++++ Dataset excerpt

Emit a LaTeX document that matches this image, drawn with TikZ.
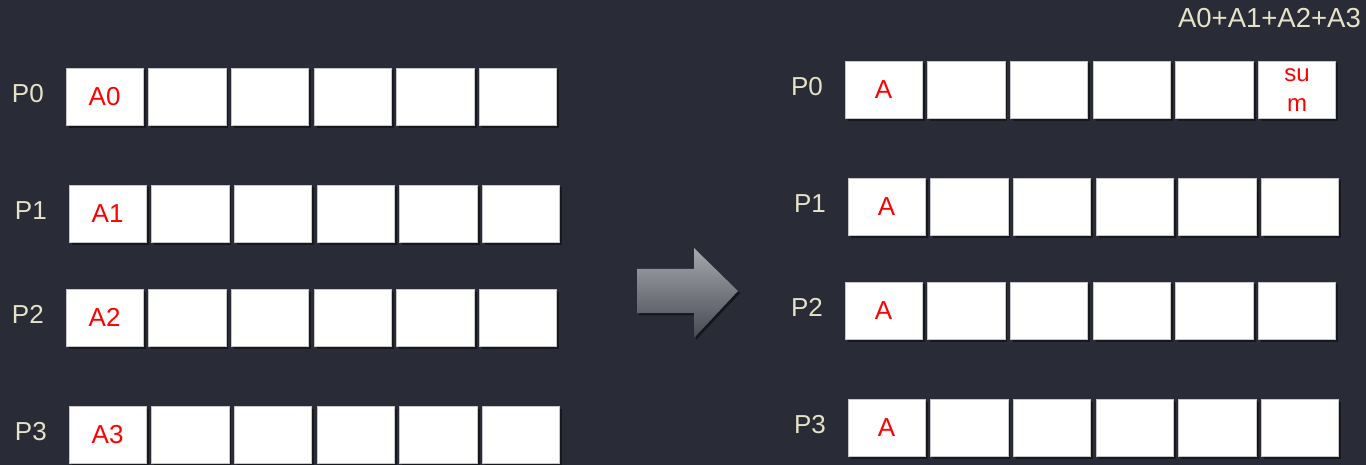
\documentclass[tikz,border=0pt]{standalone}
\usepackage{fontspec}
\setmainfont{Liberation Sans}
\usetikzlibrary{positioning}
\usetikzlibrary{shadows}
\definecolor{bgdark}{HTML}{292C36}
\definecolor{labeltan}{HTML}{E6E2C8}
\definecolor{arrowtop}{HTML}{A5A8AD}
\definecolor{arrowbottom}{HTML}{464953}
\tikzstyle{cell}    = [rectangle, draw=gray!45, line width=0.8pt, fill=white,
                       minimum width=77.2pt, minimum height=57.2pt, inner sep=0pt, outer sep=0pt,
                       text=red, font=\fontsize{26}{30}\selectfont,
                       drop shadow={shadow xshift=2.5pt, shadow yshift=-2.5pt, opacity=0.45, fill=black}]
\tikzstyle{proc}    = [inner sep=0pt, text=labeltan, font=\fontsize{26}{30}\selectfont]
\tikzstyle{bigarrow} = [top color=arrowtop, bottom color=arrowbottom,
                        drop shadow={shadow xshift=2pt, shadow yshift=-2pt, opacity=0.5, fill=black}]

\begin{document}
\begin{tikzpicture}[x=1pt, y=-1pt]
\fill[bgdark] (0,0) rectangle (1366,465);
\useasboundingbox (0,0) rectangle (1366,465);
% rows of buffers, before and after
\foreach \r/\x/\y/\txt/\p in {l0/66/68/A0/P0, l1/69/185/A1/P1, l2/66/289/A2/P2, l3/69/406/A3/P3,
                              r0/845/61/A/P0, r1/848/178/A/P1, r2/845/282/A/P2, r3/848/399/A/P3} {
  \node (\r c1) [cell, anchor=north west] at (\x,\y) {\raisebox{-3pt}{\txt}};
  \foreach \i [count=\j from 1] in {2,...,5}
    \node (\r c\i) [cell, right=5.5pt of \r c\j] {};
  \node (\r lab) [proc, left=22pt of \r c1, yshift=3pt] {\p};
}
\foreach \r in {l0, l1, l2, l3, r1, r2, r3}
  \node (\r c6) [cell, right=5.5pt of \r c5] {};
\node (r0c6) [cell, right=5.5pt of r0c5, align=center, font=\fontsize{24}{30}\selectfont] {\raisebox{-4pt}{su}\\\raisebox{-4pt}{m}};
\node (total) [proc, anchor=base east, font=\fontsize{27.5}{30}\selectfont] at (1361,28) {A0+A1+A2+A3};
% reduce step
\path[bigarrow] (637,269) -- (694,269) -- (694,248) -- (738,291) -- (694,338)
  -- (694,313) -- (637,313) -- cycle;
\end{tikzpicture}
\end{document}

++++++++

### [Problem requirements]
Reproduce the whole listing exactly, but not the images in it.

### [Exercise result]
Emit a LaTeX document that matches this image, drawn with TikZ.
\documentclass[tikz,border=0pt]{standalone}
\usepackage{fontspec}
\setmainfont{Liberation Sans}
\usetikzlibrary{positioning}
\usetikzlibrary{shadows}
\definecolor{bgdark}{HTML}{292C36}
\definecolor{labeltan}{HTML}{E6E2C8}
\definecolor{arrowtop}{HTML}{A5A8AD}
\definecolor{arrowbottom}{HTML}{464953}
\tikzstyle{cell}    = [rectangle, draw=gray!45, line width=0.8pt, fill=white,
                       minimum width=77.2pt, minimum height=57.2pt, inner sep=0pt, outer sep=0pt,
                       text=red, font=\fontsize{26}{30}\selectfont,
                       drop shadow={shadow xshift=2.5pt, shadow yshift=-2.5pt, opacity=0.45, fill=black}]
\tikzstyle{proc}    = [inner sep=0pt, text=labeltan, font=\fontsize{26}{30}\selectfont]
\tikzstyle{bigarrow} = [top color=arrowtop, bottom color=arrowbottom,
                        drop shadow={shadow xshift=2pt, shadow yshift=-2pt, opacity=0.5, fill=black}]

\begin{document}
\begin{tikzpicture}[x=1pt, y=-1pt]
\fill[bgdark] (0,0) rectangle (1366,465);
\useasboundingbox (0,0) rectangle (1366,465);
% rows of buffers, before and after
\foreach \r/\x/\y/\txt/\p in {l0/66/68/A0/P0, l1/69/185/A1/P1, l2/66/289/A2/P2, l3/69/406/A3/P3,
                              r0/845/61/A/P0, r1/848/178/A/P1, r2/845/282/A/P2, r3/848/399/A/P3} {
  \node (\r c1) [cell, anchor=north west] at (\x,\y) {\raisebox{-3pt}{\txt}};
  \foreach \i [count=\j from 1] in {2,...,5}
    \node (\r c\i) [cell, right=5.5pt of \r c\j] {};
  \node (\r lab) [proc, left=22pt of \r c1, yshift=3pt] {\p};
}
\foreach \r in {l0, l1, l2, l3, r1, r2, r3}
  \node (\r c6) [cell, right=5.5pt of \r c5] {};
\node (r0c6) [cell, right=5.5pt of r0c5, align=center, font=\fontsize{24}{30}\selectfont] {\raisebox{-4pt}{su}\\\raisebox{-4pt}{m}};
\node (total) [proc, anchor=base east, font=\fontsize{27.5}{30}\selectfont] at (1361,28) {A0+A1+A2+A3};
% reduce step
\path[bigarrow] (637,269) -- (694,269) -- (694,248) -- (738,291) -- (694,338)
  -- (694,313) -- (637,313) -- cycle;
\end{tikzpicture}
\end{document}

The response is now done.